Monday, May 17, 2010

Reviewing the Mail: Week of 5/15

Every week I get mail, and every Monday I write about it here. This time around, I only got two packages all week, for whatever reason. (The mail is always unpredictable, and I don't really mind, because I have too many books to read no matter how I get them.)
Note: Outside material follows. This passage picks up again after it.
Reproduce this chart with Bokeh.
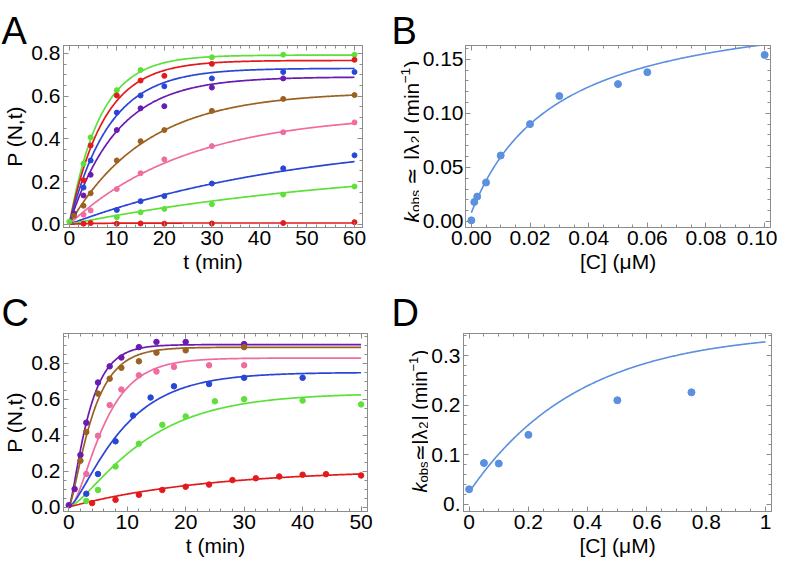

Darren Shan is a familiar name to teenage readers (not to mention their librarians, teachers, and parents) from his "Cirque du Freak" series (about a half-vampire boy also named Darren Shan) and its successors, but his books haven't been aimed at adults previously. But his new novel Procession of the Dead -- coming as a YA-priced $19.99 hardcover from Grand Central on June 4th -- will be in the adult section of bookstores, either chasing a new audience or following the readers who read his first novel, Cirque du Freak, nine years ago. Procession is the first book in a new trilogy, "The City," in which an amnesiac young man, Capac Raimi, arrives in a darkly magical city that is ruled -- and even more closely connected to -- The Cardinal, who may hold the secrets of Capac's past.

Shan is busy this year -- he also has a novel for teens, The Thin Executioner, coming out in August. It's a standalone novel somehow inspired by Huckleberry Finn -- though it seems to be about a boy "on an eight-month journey to petition the fire god for return and claim the post of executioner from his father." (Which doesn't sound much like the Huck Finn I know.) Thin Executioner is also hardcover, but will be even cheaper, at $17.99. Novels for teenagers are a great bargain, aren't they? I should read more of them to stretch my book budget....

The other package this week came from the good folks at Tokyopop, containing a variety of manga projects publishing in June:

Tachibana Higuchi's Portrait of M & N Volume 2 continues the story of teenage masochist Mitsuru and narcissist Natsuhiko, as they continue to try to hide their proclivities (which, I assume, are nearly uncontrollable, in best manga fashion) from the rest of the world. This series still sounds very weird, and I hope to read some of it before long.

Isle of Forbidden Love is a yaoi story from Duo Brand (and that doesn't sound like a pseudonym, oh no!), with an Edo-era murder mystery and the world of the theater as the background to this stylized gay love story.

Also on the yaoi side is Madness, Vol. 2 by Kairi Shimotsuki, finishing up this story about assassins, mind-controlling microchips, gunplay, and lots of man-on-man love. (With the latter man drawn as hugely effeminate for genre-convention reasons.)

There's also a second volume of Jinsei Kataoka and Kazuma Kondou's Deadman Wonderland -- I reviewed the first one a few months back.

And there's a third volume of Alice in the Country of Hearts by Soumei Hoshino and Quinrose, which is -- as you might guess from the title -- a manga-tized reimagining of Alice in Wonderland.

Last from Tokyopop is the least manga-ish book, World of Warcraft: Mage, written by Richard A. Knaak and illustrated by Ryo Kawakami. According to the back cover, it's part on an "ongoing class series," which may be of interest to hardcore WoWheads.
Listening to: Kate Miller-Heidke - God's Gift To Women
via FoxyTunes

1 comment:

Chris McLaren said...

I am reasonably that the "new" Shan book, is actually something he published (at least in the UK) under his real name more than a decade ago. At least, I've got a book with the same title, and a plot that matches the Amazon summary, written by Darren O'Shaughnessy that I picked up in the UK around the turn of the millenium.

(I actually hope this "leverage YA notoriety to sell adult books" strategy works out... there are quite a few authors focused on YA right now--and producing excellent books--who I would love to have write some more books outside of the YA constraints.)